A luminous collection that mines the mundane as cannily as the fantastic and extraterrestrial.

From the author of A Wrinkle in Time, 18 gemlike stories ranging from the small heartbreaks of childhood to the discovery of life on a new planet

In these stories, some previously published and others appearing for the first time in this collection, L’Engle explores family dynamics, loneliness, and the pains of growing up. In “Summer Camp,” children show a stunning capacity for cruelty, as when one writes an imploring letter to a lost friend only to witness that friend mocking the letter in front of their bunkmates; in “Madame, Or...” a brother finds his sister at a finishing school with a sordid underbelly and is unable to convince her to leave.
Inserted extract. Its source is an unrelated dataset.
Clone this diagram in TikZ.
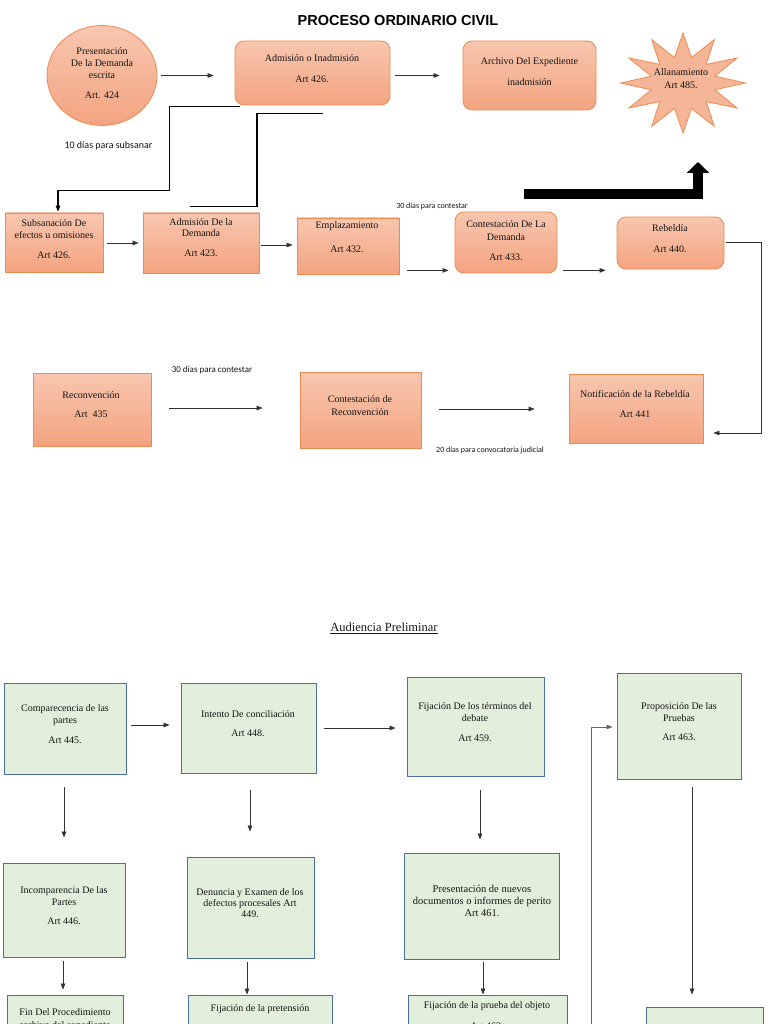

L’Engle employs rhythm and repetition to great effect in multiple stories—the same gray cat seems to appear in “Gilberte Must Play Bach” and “Madame, Or...”—and sometimes even in the language of a single sentence: “The piano stood in the lamplight, lamplight shining through burnt shades, red candles in the silver candlesticks...red wax drippings on the base of the candlesticks.” Occasionally, emotional undertones flow over, as in the protagonist’s somewhat saccharine goodbye to her Southern home in “White in the Moon the Long Road Lies.” Overall, though, the stories seem to peer at strong emotions from the corner of the eye, and humor dances in and out of the tales. “A Foreign Agent” sees a mother and daughter in battle over the daughter’s glasses, which have come to represent the bridge between childhood and adulthood when the mother’s literary agent begins to pursue the daughter. On another planet, a higher life form makes a joke via code: The visitors will be “quartered—housed, that is, of course, not drawn and quartered.” While there is levity, many of these stories end with characters undecided, straddling a nostalgic past and an unsettled future. Although written largely throughout the 1940s and '50s, L’Engle’s lucid explorations of relationships make her writing equally accessible today.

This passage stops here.